L’auteur de La Peau de chagrin analyse en profondeur les tourments de Raphaël, auquel il semble parfois s’identifier quelque peu mais, tiens donc, ce personnage impute aux femmes la responsabilité de ses déboires auprès d’elles, sans se remettre en question le moins du monde. Par ailleurs, je note que l’écrivain emploie parfois ces termes qui sentaient je suppose plus que jamais le soufre en cette période de l'histoire :"l’homme supérieur", quand Raphaël parle de sa personne par exemple ; par cela il entend "simplement": l’homme qui a étudié. Le jeune homme se considère en effet supérieur à d’autres hommes socialement beaucoup plus élevés que lui, mais sots dit-il en raison de leur comportement ou/et de leur ignorance patente. J’en déduis quand même au passage qu’à l’époque il ne faisait déjà pas bon avoir certains soucis de santé.

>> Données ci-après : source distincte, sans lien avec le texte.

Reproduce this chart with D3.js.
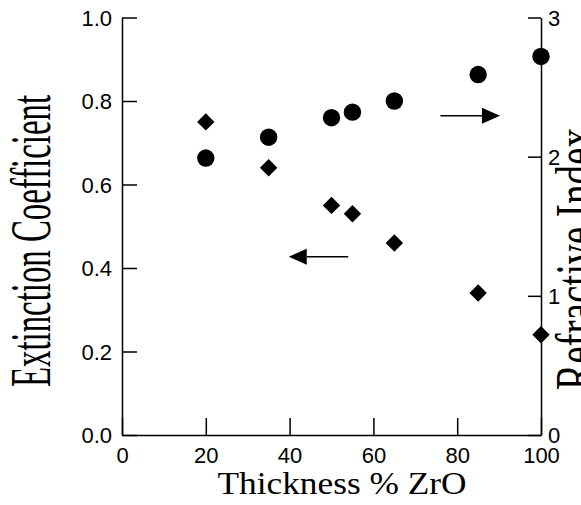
<!DOCTYPE html>
<html lang="en">
<head>
    <meta charset="utf-8">
    <title>Extinction coefficient and refractive index vs thickness</title>
    <style>
    body {
        margin: 0;
        background: white;
    }
    .tick text {
        font-family: "Liberation Sans", Arial, sans-serif;
        font-size: 22px;
        fill: black;
    }
    .axis-title {
        font-family: "Liberation Serif", "Times New Roman", serif;
        fill: black;
    }
    </style>
    <script src="https://d3js.org/d3.v7.min.js"></script>
</head>
<body>
<script type="text/javascript">
// data
const thickness = [20, 35, 50, 55, 65, 85, 100];
const extinction = [0.75, 0.64, 0.55, 0.53, 0.46, 0.34, 0.24];
const refractive = [1.99, 2.14, 2.28, 2.32, 2.40, 2.59, 2.72];

const xTicks = [0, 20, 40, 60, 80, 100];
const leftTicks = [0, 0.2, 0.4, 0.6, 0.8, 1.0];
const rightTicks = [0, 1, 2, 3];

// arrows pointing at the axis each series belongs to: [x0, x1, y]
const arrowLeft = [54, 39.8, 0.427];
const arrowRight = [76, 90.2, 2.294];

const width = 581;
const height = 505;
const svg = d3.select("body").append("svg")
    .attr("width", width)
    .attr("height", height);

const x = d3.scaleLinear().domain([0, 100]).range([122, 541]);
const yL = d3.scaleLinear().domain([0, 1]).range([435, 17.5]);
const yR = d3.scaleLinear().domain([0, 3]).range([435, 17.5]);

// axes, ticks point inward
const xAxis = d3.axisBottom(x).tickValues(xTicks).tickFormat(d3.format("d"))
    .tickSizeInner(-17).tickSizeOuter(0).tickPadding(28);
const leftAxis = d3.axisLeft(yL).tickValues(leftTicks).tickFormat(d3.format(".1f"))
    .tickSizeInner(-15).tickSizeOuter(0).tickPadding(10);
const rightAxis = d3.axisRight(yR).tickValues(rightTicks).tickFormat(d3.format("d"))
    .tickSizeInner(-13).tickSizeOuter(0).tickPadding(7);

function styleAxis(g) {
    g.select(".domain").attr("stroke", "black").attr("stroke-width", 1.5);
    g.selectAll(".tick line").attr("stroke", "black").attr("stroke-width", 1.5);
}

svg.append("g")
    .attr("transform", "translate(0,435)")
    .call(xAxis)
    .call(styleAxis)
    .selectAll(".tick text").attr("dy", "0");

svg.append("g")
    .attr("transform", "translate(122,0)")
    .call(leftAxis)
    .call(styleAxis)
    .selectAll(".tick text").attr("dy", "0.36em");

svg.append("g")
    .attr("transform", "translate(541,0)")
    .call(rightAxis)
    .call(styleAxis)
    .selectAll(".tick text").attr("dy", "0.36em");

// axis titles
svg.append("text")
    .attr("class", "axis-title")
    .attr("x", 342)
    .attr("y", 494)
    .attr("text-anchor", "middle")
    .attr("font-size", 32)
    .attr("textLength", 249)
    .attr("lengthAdjust", "spacingAndGlyphs")
    .text("Thickness % ZrO");

svg.append("text")
    .attr("class", "axis-title")
    .attr("transform", "translate(50,241) rotate(-90) scale(1,1.7)")
    .attr("text-anchor", "middle")
    .attr("font-size", 33)
    .attr("textLength", 292)
    .attr("lengthAdjust", "spacingAndGlyphs")
    .text("Extinction Coefficient");

svg.append("text")
    .attr("class", "axis-title")
    .attr("transform", "translate(595,259) rotate(-90) scale(1,1.7)")
    .attr("text-anchor", "middle")
    .attr("font-size", 33)
    .attr("textLength", 262)
    .attr("lengthAdjust", "spacingAndGlyphs")
    .text("Refractive Index");

// diamonds: extinction coefficient (left axis)
const diamond = d3.symbol().type(d3.symbolSquare).size(151);
svg.append("g").selectAll("path")
    .data(thickness)
    .enter()
    .append("path")
    .attr("d", diamond)
    .attr("transform", (d, i) => `translate(${x(d)},${yL(extinction[i])}) rotate(45)`)
    .attr("fill", "black");

// circles: refractive index (right axis)
svg.append("g").selectAll("circle")
    .data(thickness)
    .enter()
    .append("circle")
    .attr("cx", d => x(d))
    .attr("cy", (d, i) => yR(refractive[i]))
    .attr("r", 8.7)
    .attr("fill", "black");

function arrow(x0, x1, y) {
    const dir = x1 > x0 ? 1 : -1;
    const head = 18;
    svg.append("line")
        .attr("x1", x0).attr("x2", x1 - dir * head)
        .attr("y1", y).attr("y2", y)
        .attr("stroke", "black")
        .attr("stroke-width", 1.5);
    svg.append("path")
        .attr("d", `M${x1},${y} L${x1 - dir * head},${y - 8} L${x1 - dir * head},${y + 8} Z`)
        .attr("fill", "black");
}
arrow(x(arrowLeft[0]), x(arrowLeft[1]), yL(arrowLeft[2]));
arrow(x(arrowRight[0]), x(arrowRight[1]), yR(arrowRight[2]));
</script>
</body>
</html>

Cet auteur est néanmoins à mes yeux un génie de l’écriture, il n’a pas son pareil pour évoquer en filigrane l’histoire tragique de ce Paris dans lequel ses personnages, dont la condition est toujours pathétique, évoluent. Il nous dévoile leurs âmes tourmentées et nous les suivons dans tous les coins de la ville. Voyage spatio-temporel imprégné de la première touche fantastique car il y a un talisman dans l’histoire.
Vous l'avez décidément compris cette note était à propos de La Peau de chagrin de Balzac, en cours de lecture.